Set the listing down again in full, word for word, with the pictures left out.
---
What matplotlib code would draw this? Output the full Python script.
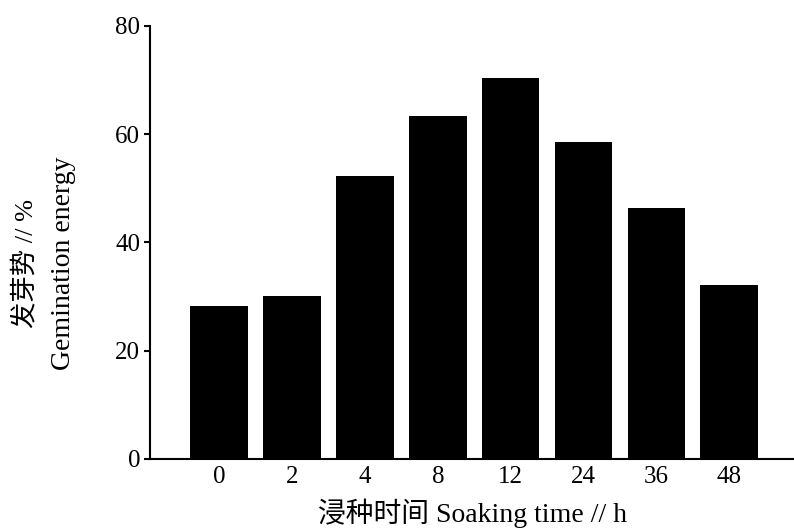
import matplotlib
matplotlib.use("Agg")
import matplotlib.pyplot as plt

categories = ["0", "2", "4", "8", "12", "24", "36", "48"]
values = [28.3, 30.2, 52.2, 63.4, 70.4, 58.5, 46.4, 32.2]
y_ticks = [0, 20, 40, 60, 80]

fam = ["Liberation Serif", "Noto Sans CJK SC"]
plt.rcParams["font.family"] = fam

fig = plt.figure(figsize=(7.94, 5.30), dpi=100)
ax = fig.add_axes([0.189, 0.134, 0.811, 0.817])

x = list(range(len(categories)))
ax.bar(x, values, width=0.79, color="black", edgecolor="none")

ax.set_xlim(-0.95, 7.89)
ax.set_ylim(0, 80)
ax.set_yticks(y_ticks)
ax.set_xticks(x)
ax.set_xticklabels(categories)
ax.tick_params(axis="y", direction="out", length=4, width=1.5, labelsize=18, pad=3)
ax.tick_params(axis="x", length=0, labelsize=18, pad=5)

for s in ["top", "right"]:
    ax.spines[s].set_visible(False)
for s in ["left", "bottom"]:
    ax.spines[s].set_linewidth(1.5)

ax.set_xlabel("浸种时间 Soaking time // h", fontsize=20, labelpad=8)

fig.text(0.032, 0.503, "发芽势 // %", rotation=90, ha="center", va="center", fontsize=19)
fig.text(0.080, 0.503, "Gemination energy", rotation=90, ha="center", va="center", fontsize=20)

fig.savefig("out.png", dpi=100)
---
* **FULL OUTPUT**
What matplotlib code would draw this? Output the full Python script.
import matplotlib
matplotlib.use("Agg")
import matplotlib.pyplot as plt

categories = ["0", "2", "4", "8", "12", "24", "36", "48"]
values = [28.3, 30.2, 52.2, 63.4, 70.4, 58.5, 46.4, 32.2]
y_ticks = [0, 20, 40, 60, 80]

fam = ["Liberation Serif", "Noto Sans CJK SC"]
plt.rcParams["font.family"] = fam

fig = plt.figure(figsize=(7.94, 5.30), dpi=100)
ax = fig.add_axes([0.189, 0.134, 0.811, 0.817])

x = list(range(len(categories)))
ax.bar(x, values, width=0.79, color="black", edgecolor="none")

ax.set_xlim(-0.95, 7.89)
ax.set_ylim(0, 80)
ax.set_yticks(y_ticks)
ax.set_xticks(x)
ax.set_xticklabels(categories)
ax.tick_params(axis="y", direction="out", length=4, width=1.5, labelsize=18, pad=3)
ax.tick_params(axis="x", length=0, labelsize=18, pad=5)

for s in ["top", "right"]:
    ax.spines[s].set_visible(False)
for s in ["left", "bottom"]:
    ax.spines[s].set_linewidth(1.5)

ax.set_xlabel("浸种时间 Soaking time // h", fontsize=20, labelpad=8)

fig.text(0.032, 0.503, "发芽势 // %", rotation=90, ha="center", va="center", fontsize=19)
fig.text(0.080, 0.503, "Gemination energy", rotation=90, ha="center", va="center", fontsize=20)

fig.savefig("out.png", dpi=100)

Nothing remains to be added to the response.